When we finally bought our condo in the Seattle area, it was a much more manageable 1,150 square feet and had no yard at all. Now, I will readily admit that I would love to have a kitchen which could accommodate more than one person at a time, but I am SO happy with our current home. We spend almost no time cleaning or maintaining it, and a lot more time walking down to the restaurants and bars in our little downtown area, hanging out with friends and spending time together.
My further forays into minimalism have happened haphazardly and not necessarily in a neat sequence. For instance, I have always loved a clothing bargain, and eventually wound up with two pretty full closets, not to mention all the drawers. I’ve found it hard to part with the clothes that I might someday need because I might be thinner or heavier. I’ve found it hard to part with the shoes I might wear if I ever go into an office again. I was one of those people who had clothing with the tags still on, hanging in the closet. Well, no more. I’ve been through Wave 1 of the Great Clear-Out of 2020 and am now working on 2021’s Wave 2. Huzzah and check my before-and-after pics!
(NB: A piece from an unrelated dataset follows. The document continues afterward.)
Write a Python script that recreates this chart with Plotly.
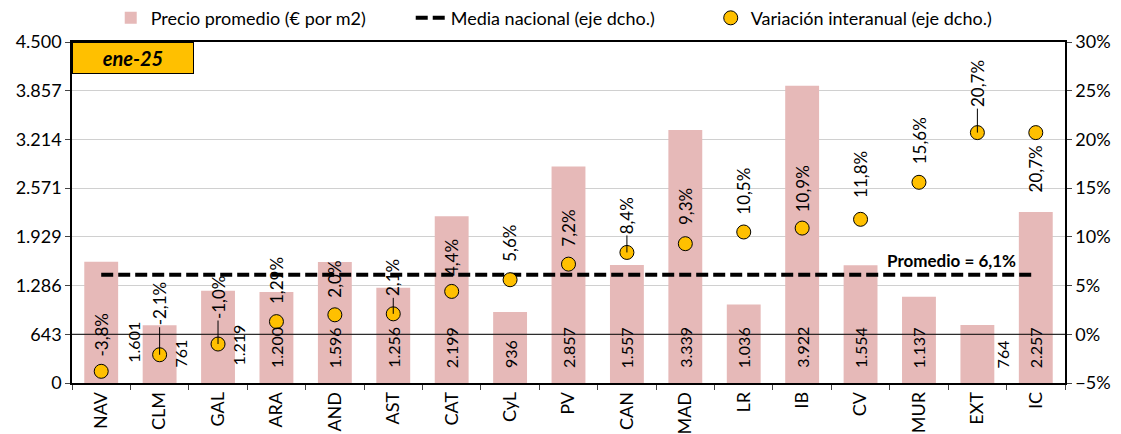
import plotly.graph_objects as go

# datos ene-25
regiones = ["NAV", "CLM", "GAL", "ARA", "AND", "AST", "CAT", "CyL", "PV", "CAN",
            "MAD", "LR", "IB", "CV", "MUR", "EXT", "IC"]
precio = [1601, 761, 1219, 1200, 1596, 1256, 2199, 936, 2857, 1557,
          3339, 1036, 3922, 1554, 1137, 764, 2257]
variacion = [-3.8, -2.1, -1.0, 1.3, 2.0, 2.1, 4.4, 5.6, 7.2, 8.4,
             9.3, 10.5, 10.9, 11.8, 15.6, 20.7, 20.7]
var_labels = ["-3,8%", "-2,1%", "-1,0%", "1,29%", "2,0%", "2,1%", "4,4%", "5,6%", "7,2%", "8,4%",
              "9,3%", "10,5%", "10,9%", "11,8%", "15,6%", "20,7%", "20,7%"]
precio_labels = ["1.601", "761", "1.219", "1.200", "1.596", "1.256", "2.199", "936", "2.857", "1.557",
                 "3.339", "1.036", "3.922", "1.554", "1.137", "764", "2.257"]
media = 6.1

# desplazamientos manuales de etiquetas (como en el excel)
pct_offset = [-37, -51, -47, -41, -36, -36, -34, -36, -36, -37, -37, -41, -39, -45, -42, -49, 36]
pct_leader = [False, True, True, False, False, True, False, False, False, True,
              False, False, False, False, False, True, False]
bar_xshift = [32, 20, 20, 0, 0, 0, 0, 0, 0, 0, 0, 0, 0, 0, 0, 25, 0]
bar_yshift = [18, 13, 15, 13, 13, 13, 13, 13, 13, 13, 13, 13, 13, 13, 13, 13, 13]

FONT = "Lato"
fig = go.Figure()

fig.add_trace(go.Bar(x=regiones, y=precio, name="Precio promedio (€ por m2)",
                     marker=dict(color="#E6B9B8", line=dict(width=0)), yaxis="y"))
fig.add_trace(go.Scatter(x=regiones, y=[media] * len(regiones), mode="lines",
                         name="Media nacional (eje dcho.)", yaxis="y2",
                         line=dict(color="black", width=4, dash="12px,5px")))
fig.add_trace(go.Scatter(x=regiones, y=variacion, mode="markers",
                         name="Variación interanual (eje dcho.)", yaxis="y2",
                         marker=dict(color="#FFC000", size=14, line=dict(color="black", width=1))))

ann = []
for i, r in enumerate(regiones):
    ann.append(dict(x=r, y=0, xref="x", yref="y", text=precio_labels[i], showarrow=False,
                    textangle=-90, yanchor="bottom", xanchor="center",
                    xshift=bar_xshift[i], yshift=bar_yshift[i],
                    font=dict(family=FONT, size=16, color="black")))
    ann.append(dict(x=r, y=variacion[i], xref="x", yref="y2", text=var_labels[i],
                    showarrow=True, arrowhead=0, arrowwidth=1, standoff=0,
                    arrowcolor="black" if pct_leader[i] else "rgba(0,0,0,0)",
                    ax=0, ay=pct_offset[i], textangle=-90,
                    font=dict(family=FONT, size=17, color="black")))

ann.append(dict(x=14.55, y=media, xref="x", yref="y2", text="<b>Promedio = 6,1%</b>",
                showarrow=False, yanchor="bottom", yshift=2,
                font=dict(family=FONT, size=17, color="black")))
ann.append(dict(x=0, y=1, xref="paper", yref="paper", text="<b><i>ene-25</i></b>",
                showarrow=False, xanchor="left", yanchor="top", width=118, height=28,
                bgcolor="#FFC000", bordercolor="black", borderwidth=1, borderpad=1,
                font=dict(family=FONT, size=20, color="black")))

# la pagina tiene 8px de margen en el body
fig.update_layout(
    width=1113, height=426,
    margin=dict(l=64, r=56, t=34, b=51, autoexpand=False),
    paper_bgcolor="white", plot_bgcolor="white",
    separators=",.",
    font=dict(family=FONT, size=18, color="black"),
    bargap=0.42,
    showlegend=True,
    legend=dict(orientation="h", x=0.039, y=1.07, xanchor="left", yanchor="middle",
                font=dict(family=FONT, size=18), entrywidth=255, bgcolor="rgba(0,0,0,0)"),
    xaxis=dict(type="category", range=[-0.5, len(regiones) - 0.5],
               showline=True, linecolor="black", linewidth=1.5, mirror=True,
               ticks="outside", ticklen=5, tickson="boundaries", tickangle=-90,
               tickfont=dict(size=18), showgrid=False),
    yaxis=dict(range=[0, 4500], dtick=4500 / 7, tick0=0, tickformat=",.0f",
               showline=True, linecolor="black", linewidth=1.5, ticks="outside", ticklen=5,
               gridcolor="#D0D0D0", gridwidth=1, zeroline=False, tickfont=dict(size=18)),
    yaxis2=dict(range=[-5, 30], dtick=5, tick0=0, ticksuffix="%", overlaying="y", side="right",
                showline=True, linecolor="black", linewidth=1.5, ticks="outside", ticklen=5,
                showgrid=False, zeroline=False, tickfont=dict(size=18)),
    annotations=ann,
    shapes=[dict(type="line", xref="paper", x0=0, x1=1, yref="y2", y0=0, y1=0,
                 line=dict(color="black", width=1), layer="above")],
)

fig.write_html("out.html")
I have also always loved free stuff. If there was a swag bag at a trade show, you could count me in. If friends were cleaning out their cupboards, I could probably take that casserole dish they weren’t using. And when our local watering hole used to have Brewers’ Nights, Andrew and I won literal metric tons of beer-branded t-shirts, caps, bottle openers, and glasses. Oh, the glasses. We had pints (US and Imperial, natch), jars, flutes, goblets, pilsners, weizens, tulips, snifters, chalices, and steins, oh my! We could have started our own bar.
You may recall that I said our current kitchen is very small. This means we don’t have a lot of room to store beer glasses. They started to migrate into other areas of the condo, like the garage and under the bed and in the dresser in the spare room. After receiving my most recent kick in the pants from Fields Millburn and Nicodemus, I pulled out all but a handful of the most special glasses. It took a couple of large boxes, but we donated those glasses to Value Village and we didn’t even miss them. And don’t get me started on what a “mature” woman was doing wearing beer-branded t-shirts. Those went, too, along with the plethora of other tchotchkes (with Andrew’s approval, of course).
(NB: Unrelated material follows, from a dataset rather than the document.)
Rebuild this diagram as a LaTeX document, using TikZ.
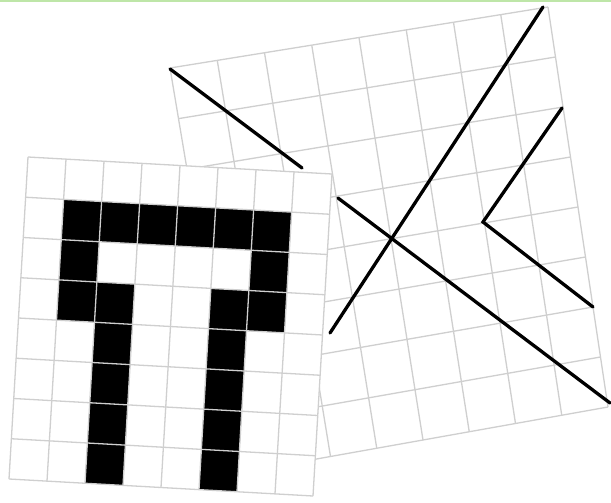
\documentclass[tikz,border=0pt]{standalone}
\usetikzlibrary{calc}
\definecolor{rulegreen}{RGB}{190,230,168}
\begin{document}
\begin{tikzpicture}[
    x=1pt, y=-1pt,
    gridline/.style={draw=black!19, line width=1.3pt},
    stroke/.style={draw=black, line width=3.3pt, line cap=round},
    cell/.style={fill=black},
    sheet/.style={fill=white}
]
\useasboundingbox (0,0) rectangle (611,503);

% top rule
\draw[rulegreen, line width=2.4pt] (0,1) -- (611,1);

% back sheet with strokes
\coordinate (rTL) at (170,68);
\coordinate (rTR) at (548,7);
\coordinate (rBR) at (608,407);
\coordinate (rBL) at (238,473);
\fill[sheet] (rTL) -- (rTR) -- (rBR) -- (rBL) -- cycle;
\foreach \i in {0,...,8} {
    \draw[gridline] ($(rTL)!\i/8!(rTR)$) -- ($(rBL)!\i/8!(rBR)$);
    \draw[gridline] ($(rTL)!\i/8!(rBL)$) -- ($(rTR)!\i/8!(rBR)$);
}
\draw[stroke] (170,69) -- (302,168);
\draw[stroke] (543,7) -- (330,333);
\draw[stroke] (338,198) -- (610,403);
\draw[stroke] (562,108) -- (483,222) -- (593,307);

% front sheet with pixels
\begin{scope}[shift={(28,157)}, x={(38pt,-2.125pt)}, y={(-2.375pt,-40.25pt)}]
    \fill[sheet] (0,0) -- (8,0) -- (8,8) -- (0,8) -- cycle;
    \foreach \c/\r in {1/1,2/1,3/1,4/1,5/1,6/1,1/2,6/2,1/3,2/3,5/3,6/3,
                       2/4,5/4,2/5,5/5,2/6,5/6,2/7,5/7}
        \fill[cell] (\c,\r) -- ++(1,0) -- ++(0,1) -- ++(-1,0) -- cycle;
    \foreach \i in {0,...,8} {
        \draw[gridline] (\i,0) -- (\i,8);
        \draw[gridline] (0,\i) -- (8,\i);
    }
\end{scope}

\end{tikzpicture}
\end{document}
Those are just a few examples of the things in my life I needed to examine and clear out. Some others included kitchen gadgets, paperwork, and books. I found that once I got started thinking about my possessions in one category, I’d catch the minimalism bug and start looking at other categories, too. I started to enjoy looking in my cabinets and seeing extra space. I felt good that I could see my most-loved clothes, instead of losing them in the tightly-packed disarray that was my former closet. Perhaps not coincidentally, as I let go of things we also shed our debt (except for the remainder of our mortgage and the lease on our moderately-priced car).
And now the more I let go, the easier it gets and the more I want to let go. I have more time for myself and Andrew and the people we love. I breathe more deeply, have better focus, sleep better, get less distracted, and am able to stay a little more mindful and present. As I reread all of the benefits I’ve realized from my dabbles in minimalism, it's almost like I’ve been taking a Magic Life Improvement Pill...and it didn’t even have side effects.
So that’s my pitch. If you want to take a few tentative steps into minimalism, I suggest you start with The Minimalists and read as much as you can in some of their guest posts. You will find the approach and philosophy which are most helpful for you, and that’s what it’s all about. You’re not going to have the same issues or results or feelings as I did, but I truly hope you benefit as much as I have. And I’m just getting started, baby!